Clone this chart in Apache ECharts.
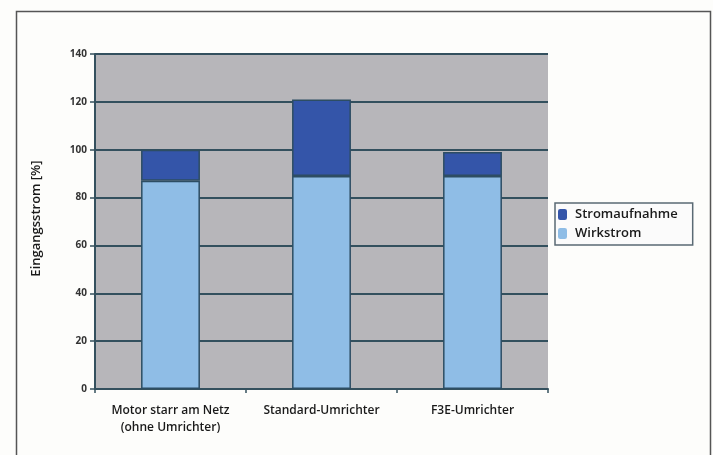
<!DOCTYPE html>
<html><head><meta charset="utf-8">
<script src="https://cdn.jsdelivr.net/npm/echarts@6/dist/echarts.min.js"></script>
<style>html,body{margin:0;padding:0;background:#fdfdfb}#c{width:713px;height:455px}</style>
</head><body><div id="c"></div>
<script>
const categories = ['Motor starr am Netz\n(ohne Umrichter)', 'Standard-Umrichter', 'F3E-Umrichter'];
const wirkstrom = [87, 89, 89];
const stromaufnahme = [13, 32, 10];
const yTicks = [0, 20, 40, 60, 80, 100, 120, 140];

const chart = echarts.init(document.getElementById('c'));
chart.setOption({
  backgroundColor: '#fdfdfb',
  animation: false,
  graphic: [{
    type: 'rect', left: 14, top: 9,
    shape: { width: 694, height: 460 },
    style: { fill: 'none', stroke: '#555', lineWidth: 1.5 }, silent: true
  }],
  grid: { left: 95, right: 165, top: 54, bottom: 66, show: true, backgroundColor: '#b7b6ba', borderWidth: 0 },
  legend: {
    orient: 'vertical', left: 555, top: 203,
    data: ['Stromaufnahme', 'Wirkstrom'],
    itemWidth: 9, itemHeight: 11, itemGap: 6,
    padding: [5, 15, 5, 3],
    backgroundColor: '#fbfbfb', borderColor: '#5a6a74', borderWidth: 1.5,
    itemStyle: { borderWidth: 0 },
    textStyle: { fontFamily: 'Open Sans', fontWeight: 600, fontSize: 13, color: '#1a1a1a', padding: [0, 0, 0, 3] }
  },
  xAxis: {
    type: 'category', data: categories,
    axisLine: { lineStyle: { color: '#34505e', width: 2 } },
    axisTick: { show: true, length: 4, lineStyle: { color: '#34505e', width: 1.5 } },
    axisLabel: { interval: 0, fontFamily: 'Open Sans', fontWeight: 600, fontSize: 12, color: '#1a1a1a', lineHeight: 17, margin: 13 }
  },
  yAxis: {
    type: 'value', min: 0, max: 140, interval: 20,
    name: 'Eingangsstrom [%]', nameLocation: 'middle', nameGap: 52,
    nameTextStyle: { fontFamily: 'Open Sans', fontWeight: 600, fontSize: 13, color: '#1a1a1a', padding: [0, 0, 0, 6] },
    axisLine: { show: true, lineStyle: { color: '#34505e', width: 2 } },
    axisTick: { show: true, length: 5, lineStyle: { color: '#34505e', width: 1.5 } },
    axisLabel: { fontFamily: 'Open Sans', fontWeight: 700, fontSize: 10, color: '#333', margin: 8,
      formatter: v => yTicks.includes(v) ? String(v) : '' },
    splitLine: { show: true, lineStyle: { color: '#33505e', width: 2 } }
  },
  series: [
    { name: 'Wirkstrom', type: 'bar', stack: 'a', data: wirkstrom, barWidth: '39%',
      itemStyle: { color: '#8fbde6', borderColor: '#2d4d63', borderWidth: 1.5 } },
    { name: 'Stromaufnahme', type: 'bar', stack: 'a', data: stromaufnahme, barWidth: '39%',
      itemStyle: { color: '#3455a9', borderColor: '#2d4d63', borderWidth: 1.5 } }
  ]
});
</script></body></html>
##########
**To do**
With all pictures left out, please transcribe exactly the lines from the start of the material through the line with "const yTicks = [0, 20, 40, 60, 80, 100, 120, 140];".

**Response to this task**
Clone this chart in Apache ECharts.
<!DOCTYPE html>
<html><head><meta charset="utf-8">
<script src="https://cdn.jsdelivr.net/npm/echarts@6/dist/echarts.min.js"></script>
<style>html,body{margin:0;padding:0;background:#fdfdfb}#c{width:713px;height:455px}</style>
</head><body><div id="c"></div>
<script>
const categories = ['Motor starr am Netz\n(ohne Umrichter)', 'Standard-Umrichter', 'F3E-Umrichter'];
const wirkstrom = [87, 89, 89];
const stromaufnahme = [13, 32, 10];
const yTicks = [0, 20, 40, 60, 80, 100, 120, 140];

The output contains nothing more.